Palo Alto University held a grand opening Thursday morning for its new Mountain View campus, the Gronowski Center Community Clinic, which houses classrooms and faculty and administrative offices and will serve as a hub for community workshops and events.
PAU is a private university that provides undergraduate and graduate-level education in psychology and counseling. Each year the school graduates approximately 100 clinical psychologists and 150 mental health counselors.

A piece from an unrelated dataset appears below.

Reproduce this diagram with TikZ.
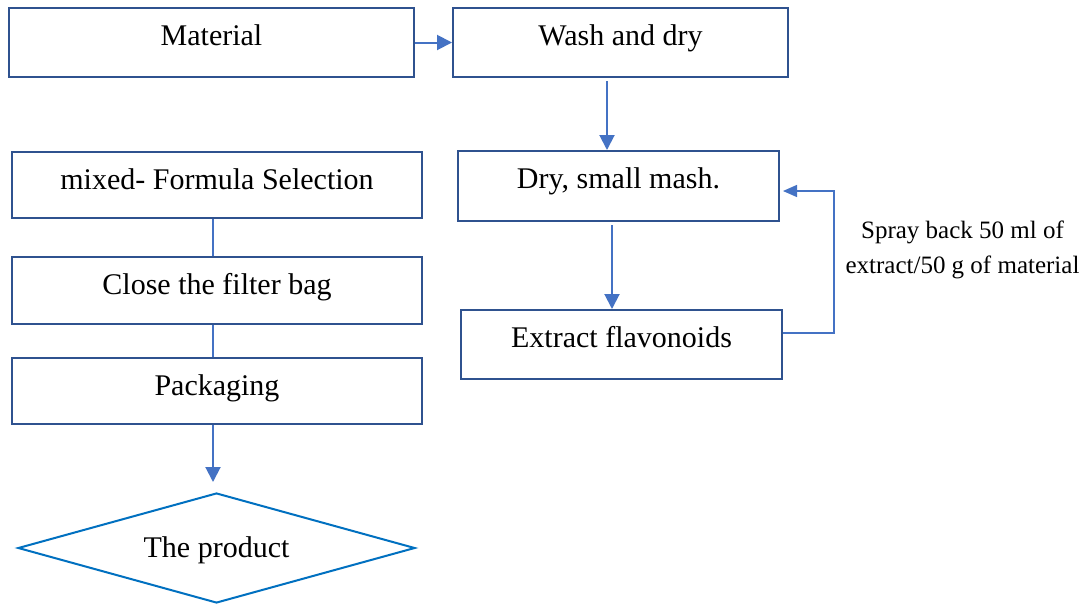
\documentclass[tikz,border=0pt]{standalone}
\usepackage{fontspec}
\setmainfont{Liberation Serif}
\usetikzlibrary{shapes.geometric,arrows.meta,calc}
\definecolor{boxline}{HTML}{2F528F}
\definecolor{arrowc}{HTML}{4472C4}
\definecolor{diamc}{HTML}{0070C0}
\begin{document}
\begin{tikzpicture}[x=1pt,y=-1pt,
  boxnode/.style={draw=boxline, line width=2pt, inner sep=0pt, fill=white,
    font=\fontsize{30}{36}\selectfont, text height=37pt},
  arr/.style={draw=arrowc, line width=2pt, -{Triangle[length=15pt,width=15pt]}},
  fbarr/.style={draw=arrowc, line width=1.3pt, -{Triangle[length=14pt,width=12pt]}},
  conn/.style={draw=arrowc, line width=1.6pt},
  notetext/.style={font=\fontsize{25}{35}\selectfont, align=center, inner sep=0pt}]
\useasboundingbox (0,0) rectangle (1088,606);
\fill[white] (0,0) rectangle (1088,606);
% boxes
\node[boxnode, minimum width=405pt, text depth=32pt] (mat) at (211.5,42.5) {Material};
\node[boxnode, minimum width=335pt, text depth=32pt] (wash) at (620.5,42.5) {Wash and dry};
\node[boxnode, minimum width=321pt, text depth=33pt] (dry) at (618.5,186) {Dry, small mash.};
\node[boxnode, minimum width=321pt, text depth=32pt] (ext) at (621.5,344.5) {Extract flavonoids};
\node[boxnode, minimum width=410pt, text depth=29pt] (mix) at (217,185) {mixed- Formula Selection};
\node[boxnode, minimum width=410pt, text depth=30pt] (close) at (217,290.5) {Close the filter bag};
\node[boxnode, minimum width=410pt, text depth=29pt] (pack) at (217,391) {Packaging};
\node[diamond, draw=diamc, line width=2pt, fill=white, shape aspect=3.6,
  minimum width=397pt, minimum height=110pt, inner sep=0pt,
  font=\fontsize{30}{36}\selectfont, text height=24pt, text depth=6pt] (prod) at (216.5,548) {The product};
\node[notetext] (note) at (962.5,249.7) {Spray back 50 ml of\\extract/50 g of material};
% connectors
\draw[arr] (mat.east) -- (wash.west);
\draw[arr] ([xshift=-13.5pt,yshift=-3pt]wash.south) -- ([xshift=-13.5pt]wash.south |- dry.north);
\draw[arr] ([xshift=-6.5pt,yshift=-3pt]dry.south) -- ([xshift=-6.5pt]dry.south |- ext.north);
\coordinate (fbB) at (834,333);
\coordinate (fbT) at (834,191);
\draw[fbarr] (ext.east |- fbB) -- (fbB) -- (fbT) -- ([xshift=3pt]dry.east |- fbT);
\draw[conn] ([xshift=-4pt]mix.south) -- ([xshift=-4pt]close.north);
\draw[conn] ([xshift=-4pt]close.south) -- ([xshift=-4pt]pack.north);
\draw[arr] ([xshift=-4pt]pack.south) -- ([xshift=-4pt,yshift=10pt]pack.south |- prod.north);
\end{tikzpicture}
\end{document}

PAU administrators have been seeking a new location to house their remote services since before the pandemic. The new Mountain View campus, located at 1172 Castro St., away from the main campus on Arastradero Road in Palo Alto, is essential to university operations, serving as a more accessible site for students, faculty and clientele. The Gronowski Center was previously in Los Altos before the land was developed for new housing.

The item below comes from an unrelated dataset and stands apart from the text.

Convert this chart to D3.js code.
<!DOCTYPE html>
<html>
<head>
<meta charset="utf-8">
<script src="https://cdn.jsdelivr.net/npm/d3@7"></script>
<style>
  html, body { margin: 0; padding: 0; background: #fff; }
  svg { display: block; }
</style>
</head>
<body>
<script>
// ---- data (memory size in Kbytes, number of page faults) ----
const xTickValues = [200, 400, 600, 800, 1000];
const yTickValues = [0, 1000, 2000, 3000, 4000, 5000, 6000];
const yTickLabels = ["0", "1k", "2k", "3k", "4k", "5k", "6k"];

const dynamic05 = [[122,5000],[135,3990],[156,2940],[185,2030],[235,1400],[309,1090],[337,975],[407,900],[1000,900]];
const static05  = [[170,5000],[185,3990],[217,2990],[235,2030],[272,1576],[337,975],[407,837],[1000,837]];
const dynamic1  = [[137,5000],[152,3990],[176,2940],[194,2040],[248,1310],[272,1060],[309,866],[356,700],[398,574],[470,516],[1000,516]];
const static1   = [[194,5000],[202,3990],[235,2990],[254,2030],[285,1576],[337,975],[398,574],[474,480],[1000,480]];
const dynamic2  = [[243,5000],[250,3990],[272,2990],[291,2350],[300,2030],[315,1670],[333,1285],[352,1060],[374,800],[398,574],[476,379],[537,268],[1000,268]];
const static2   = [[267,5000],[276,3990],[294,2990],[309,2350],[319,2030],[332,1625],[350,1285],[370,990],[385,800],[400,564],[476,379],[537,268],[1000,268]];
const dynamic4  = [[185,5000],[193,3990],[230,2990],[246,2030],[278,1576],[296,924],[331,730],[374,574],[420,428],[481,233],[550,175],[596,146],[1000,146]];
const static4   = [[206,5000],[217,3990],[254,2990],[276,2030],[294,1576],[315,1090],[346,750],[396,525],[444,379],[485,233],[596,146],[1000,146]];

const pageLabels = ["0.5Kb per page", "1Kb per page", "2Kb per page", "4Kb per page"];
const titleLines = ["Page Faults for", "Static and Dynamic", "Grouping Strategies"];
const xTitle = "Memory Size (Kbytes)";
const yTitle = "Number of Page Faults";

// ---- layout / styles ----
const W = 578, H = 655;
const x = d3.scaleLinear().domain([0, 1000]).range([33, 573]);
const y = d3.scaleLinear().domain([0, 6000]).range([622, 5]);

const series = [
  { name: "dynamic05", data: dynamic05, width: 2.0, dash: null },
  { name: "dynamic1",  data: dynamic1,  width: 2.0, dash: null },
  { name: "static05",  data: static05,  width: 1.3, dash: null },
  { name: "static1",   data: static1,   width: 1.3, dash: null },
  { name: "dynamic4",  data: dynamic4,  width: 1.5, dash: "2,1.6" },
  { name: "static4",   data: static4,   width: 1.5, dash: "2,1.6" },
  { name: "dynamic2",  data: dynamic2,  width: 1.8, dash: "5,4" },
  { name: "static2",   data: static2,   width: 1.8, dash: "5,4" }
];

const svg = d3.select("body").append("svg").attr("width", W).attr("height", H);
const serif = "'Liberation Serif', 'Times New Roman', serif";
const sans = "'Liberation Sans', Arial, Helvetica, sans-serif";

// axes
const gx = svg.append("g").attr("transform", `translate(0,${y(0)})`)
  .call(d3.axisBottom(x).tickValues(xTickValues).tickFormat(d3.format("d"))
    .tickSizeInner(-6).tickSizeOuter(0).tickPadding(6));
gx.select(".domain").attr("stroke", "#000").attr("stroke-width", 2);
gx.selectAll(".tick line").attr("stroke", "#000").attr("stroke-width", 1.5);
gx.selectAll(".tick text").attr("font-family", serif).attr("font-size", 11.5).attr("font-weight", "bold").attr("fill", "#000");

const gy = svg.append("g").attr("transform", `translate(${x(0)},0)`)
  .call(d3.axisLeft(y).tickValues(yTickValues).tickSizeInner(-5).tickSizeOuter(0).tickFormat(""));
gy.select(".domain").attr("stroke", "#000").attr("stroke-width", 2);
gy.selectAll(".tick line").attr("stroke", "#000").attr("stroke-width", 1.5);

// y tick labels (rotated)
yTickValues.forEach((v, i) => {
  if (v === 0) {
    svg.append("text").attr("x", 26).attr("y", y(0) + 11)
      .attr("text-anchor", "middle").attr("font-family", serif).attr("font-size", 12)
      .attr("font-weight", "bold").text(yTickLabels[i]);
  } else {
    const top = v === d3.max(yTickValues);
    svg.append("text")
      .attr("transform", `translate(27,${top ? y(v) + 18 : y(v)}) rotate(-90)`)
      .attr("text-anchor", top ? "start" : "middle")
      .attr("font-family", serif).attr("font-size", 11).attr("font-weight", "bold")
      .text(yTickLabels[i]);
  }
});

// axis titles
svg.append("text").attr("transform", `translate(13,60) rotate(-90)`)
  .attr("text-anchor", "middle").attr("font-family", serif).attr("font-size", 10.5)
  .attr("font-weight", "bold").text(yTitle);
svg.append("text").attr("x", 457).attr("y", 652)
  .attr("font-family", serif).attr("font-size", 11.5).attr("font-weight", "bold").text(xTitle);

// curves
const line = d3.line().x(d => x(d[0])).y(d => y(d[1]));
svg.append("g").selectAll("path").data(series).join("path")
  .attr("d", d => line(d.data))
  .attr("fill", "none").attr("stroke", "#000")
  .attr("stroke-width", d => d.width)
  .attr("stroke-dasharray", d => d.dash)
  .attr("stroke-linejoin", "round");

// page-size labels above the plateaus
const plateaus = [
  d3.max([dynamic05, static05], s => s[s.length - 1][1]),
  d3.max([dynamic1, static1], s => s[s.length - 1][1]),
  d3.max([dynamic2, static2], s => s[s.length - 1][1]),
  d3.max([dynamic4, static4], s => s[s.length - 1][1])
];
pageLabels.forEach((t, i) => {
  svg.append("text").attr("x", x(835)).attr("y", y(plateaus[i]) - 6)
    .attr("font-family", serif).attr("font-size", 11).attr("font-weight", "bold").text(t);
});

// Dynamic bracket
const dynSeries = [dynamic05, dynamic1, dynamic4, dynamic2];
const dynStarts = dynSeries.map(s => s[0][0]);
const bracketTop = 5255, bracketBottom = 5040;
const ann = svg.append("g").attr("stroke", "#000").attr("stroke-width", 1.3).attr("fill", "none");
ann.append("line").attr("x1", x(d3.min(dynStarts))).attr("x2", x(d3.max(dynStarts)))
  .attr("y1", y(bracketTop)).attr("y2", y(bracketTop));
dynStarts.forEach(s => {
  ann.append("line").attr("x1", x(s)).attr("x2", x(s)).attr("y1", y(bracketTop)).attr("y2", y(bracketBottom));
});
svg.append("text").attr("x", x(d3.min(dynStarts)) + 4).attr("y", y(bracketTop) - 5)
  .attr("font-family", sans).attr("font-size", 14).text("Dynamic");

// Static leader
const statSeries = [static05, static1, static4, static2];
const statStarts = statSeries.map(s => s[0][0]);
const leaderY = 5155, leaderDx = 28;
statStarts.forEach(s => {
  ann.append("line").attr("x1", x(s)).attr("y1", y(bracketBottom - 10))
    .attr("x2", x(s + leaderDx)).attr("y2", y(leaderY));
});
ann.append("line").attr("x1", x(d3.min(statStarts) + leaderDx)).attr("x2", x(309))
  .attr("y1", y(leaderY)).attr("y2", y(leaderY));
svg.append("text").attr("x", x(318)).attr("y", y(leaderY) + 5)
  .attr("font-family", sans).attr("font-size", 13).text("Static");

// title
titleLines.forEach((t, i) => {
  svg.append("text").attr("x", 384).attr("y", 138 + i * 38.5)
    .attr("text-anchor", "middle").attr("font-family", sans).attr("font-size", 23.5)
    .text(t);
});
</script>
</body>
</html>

PAU president Maureen O’Connor saw the transition as the ideal opportunity for re-evaluating what the university needs in a new space.

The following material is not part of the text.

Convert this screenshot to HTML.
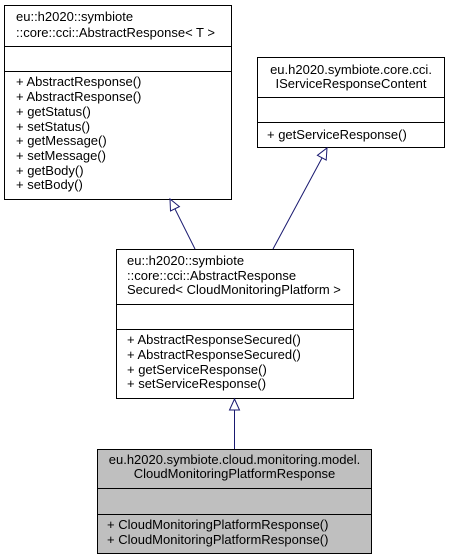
<!DOCTYPE html>
<html><head><meta charset="utf-8"><style>
html,body{margin:0;padding:0;background:#fff;width:449px;height:560px;overflow:hidden}
svg{display:block}
text{font-family:"Liberation Sans",sans-serif;font-size:13px;fill:#000}
</style></head><body>
<svg width="449" height="560" viewBox="0 0 449 560" xmlns="http://www.w3.org/2000/svg">
<g fill="none" stroke="#000" stroke-width="1">
<rect x="4.5" y="5.5" width="227" height="194" fill="#fff"/>
<line x1="4.5" y1="46.5" x2="231.5" y2="46.5"/>
<line x1="4.5" y1="71.5" x2="231.5" y2="71.5"/>
<rect x="257.5" y="57.5" width="187" height="90" fill="#fff"/>
<line x1="257.5" y1="97.5" x2="444.5" y2="97.5"/>
<line x1="257.5" y1="122.5" x2="444.5" y2="122.5"/>
<rect x="116.5" y="249.5" width="237" height="149" fill="#fff"/>
<line x1="116.5" y1="304.5" x2="353.5" y2="304.5"/>
<line x1="116.5" y1="329.5" x2="353.5" y2="329.5"/>
<rect x="97.5" y="449.5" width="274" height="104" fill="#bfbfbf"/>
<line x1="97.5" y1="488.5" x2="371.5" y2="488.5"/>
<line x1="97.5" y1="514.5" x2="371.5" y2="514.5"/>
</g>
<g stroke="#191970" stroke-width="1" fill="#fff">
<line x1="175" y1="209" x2="195" y2="249"/>
<polygon points="170,199 170.5,211 179.4,206.6"/>
<line x1="322" y1="158" x2="273" y2="249"/>
<polygon points="327,148 326.2,160.1 317.4,155.3"/>
<line x1="234.5" y1="410" x2="234.5" y2="449"/>
<polygon points="234.5,399 229.5,410 239.5,410"/>
</g>
<text x="16" y="21">eu::h2020::symbiote</text>
<text x="16" y="37">::core::cci::AbstractResponse&lt; T &gt;</text>
<text x="16" y="86">+ AbstractResponse()</text>
<text x="16" y="101">+ AbstractResponse()</text>
<text x="16" y="116">+ getStatus()</text>
<text x="16" y="131">+ setStatus()</text>
<text x="16" y="145">+ getMessage()</text>
<text x="16" y="160">+ setMessage()</text>
<text x="16" y="175">+ getBody()</text>
<text x="16" y="189">+ setBody()</text>
<text x="351" y="74" text-anchor="middle">eu.h2020.symbiote.core.cci.</text>
<text x="351" y="88" text-anchor="middle">IServiceResponseContent</text>
<text x="267" y="139">+ getServiceResponse()</text>
<text x="127" y="265">eu::h2020::symbiote</text>
<text x="127" y="280">::core::cci::AbstractResponse</text>
<text x="127" y="294">Secured&lt; CloudMonitoringPlatform &gt;</text>
<text x="127" y="344">+ AbstractResponseSecured()</text>
<text x="127" y="359">+ AbstractResponseSecured()</text>
<text x="127" y="374">+ getServiceResponse()</text>
<text x="127" y="388">+ setServiceResponse()</text>
<text x="234.5" y="464" text-anchor="middle">eu.h2020.symbiote.cloud.monitoring.model.</text>
<text x="234.5" y="478" text-anchor="middle">CloudMonitoringPlatformResponse</text>
<text x="107" y="529">+ CloudMonitoringPlatformResponse()</text>
<text x="107" y="544">+ CloudMonitoringPlatformResponse()</text>
</svg>
</body></html>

The new Gronowski Center has an assembly room for events, classrooms, offices, clinical spaces and teletherapy rooms. The building is close to transit and other amenities in downtown Mountain View. Location accessibility for staff, students and clientele was key to administrators’ consideration of a new campus location, enabling PAU’s training clinics to meet the diverse mental health needs of residents of Santa Clara and San Mateo counties.
“We’re very excited,” O’Connor said. “I think there’s something about our physical environment and location that can really help generate all kinds of new ideas.”
Administrators chose the location with the intent to facilitate closer collaboration with community partners based in Mountain View, including the Community Health Awareness Council, LifeMoves and other agencies, hospitals, schools and organizations.
“As we all know, there is an enormous need for affordable mental health services and well-trained mental health professionals,” Mountain View Mayor Lucas Ramirez said. “Palo Alto University brings both to our community, improving the quality of life for all residents.”
The grand-opening event featured a host of community leaders, including several Mountain View City Council members, and a keynote address by Joe Farrow, president of the board of the National Alliance of Mental Illness California chapter, who spoke of the urgent need for equitable access to health care.
“Through these doors over the next few decades will walk the practitioners who will be the change agents,” Farrow said. “We have here today a very nice facility surrounded with people who really care, with the greatest of hearts and the greatest of concern.”
The Gronowski Center includes two specialty clinics. The Sexual and Gender Identities Clinic offers psychotherapy services for LGBTQ individuals, and La Clinica Latina provides bicultural psychological services for Spanish-speaking people. In addition, an E-Clinic serves clientele via teletherapy. The Gronowski Center offers sliding-scale in-person and virtual services for adults, couples and children. Services are provided by doctoral-level student therapists supervised by licensed clinical psychologists.
Despite the facility’s debut last week, operations at the new Gronowski Center won’t commence in full until the new year, as administrators thought it would be too disruptive to switch students to a new campus in the middle of a term.